**Provided data**.
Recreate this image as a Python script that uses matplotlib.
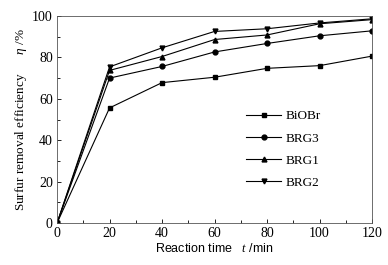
import matplotlib
matplotlib.use("Agg")
import matplotlib.pyplot as plt
from matplotlib.ticker import MultipleLocator

time = [0, 20, 40, 60, 80, 100, 120]
biobr = [0, 55.6, 67.8, 70.4, 74.7, 76.0, 80.6]
brg3 = [0, 70.0, 75.6, 82.6, 86.7, 90.4, 92.8]
brg1 = [0, 73.7, 80.4, 88.6, 90.8, 96.2, 98.2]
brg2 = [0, 75.4, 84.6, 92.5, 93.8, 96.6, 98.6]

series = [("BiOBr", biobr, "s"), ("BRG3", brg3, "o"), ("BRG1", brg1, "^"), ("BRG2", brg2, "v")]

plt.rcParams['font.family'] = ['Liberation Serif']
plt.rcParams['mathtext.fontset'] = 'custom'
plt.rcParams['mathtext.it'] = 'Liberation Serif:italic'
plt.rcParams['mathtext.rm'] = 'Liberation Serif'

fig = plt.figure(figsize=(3.88, 2.65), dpi=100)
ax = fig.add_axes([0.147, 0.158, 0.812, 0.782])
for name, vals, m in series:
    ax.plot(time, vals, color='black', lw=0.8, marker=m, ms=3.5, label=name)

ax.set_xlim(0, 120)
ax.set_ylim(0, 100)
ax.xaxis.set_major_locator(MultipleLocator(20))
ax.xaxis.set_minor_locator(MultipleLocator(10))
ax.yaxis.set_major_locator(MultipleLocator(20))
ax.yaxis.set_minor_locator(MultipleLocator(10))
ax.tick_params(which='both', direction='in', labelsize=10, width=0.6)
ax.tick_params(which='major', length=3, pad=3)
ax.tick_params(which='minor', length=2)
for s in ax.spines.values():
    s.set_linewidth(0.6)
    s.set_color('#555555')

ax.set_xlabel("Reaction time   $\\it{t}$ /min", fontsize=9, family=['Liberation Sans'], labelpad=1)
ax.set_ylabel("Surfur removal efficiency      $\\it{\\eta}$ /%", fontsize=9.5, labelpad=2)

ax.legend(loc='center', bbox_to_anchor=(0.72, 0.355), frameon=False, fontsize=9.5,
          handlelength=2.6, labelspacing=0.75, handletextpad=0.4)

fig.savefig("out.png", dpi=100)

**Task requirements**.
Write out again, exactly, the lines from the start of the listing up to the line containing "from matplotlib.ticker import MultipleLocator", with both ends and without pictures.

**Written solution**.
Recreate this image as a Python script that uses matplotlib.
import matplotlib
matplotlib.use("Agg")
import matplotlib.pyplot as plt
from matplotlib.ticker import MultipleLocator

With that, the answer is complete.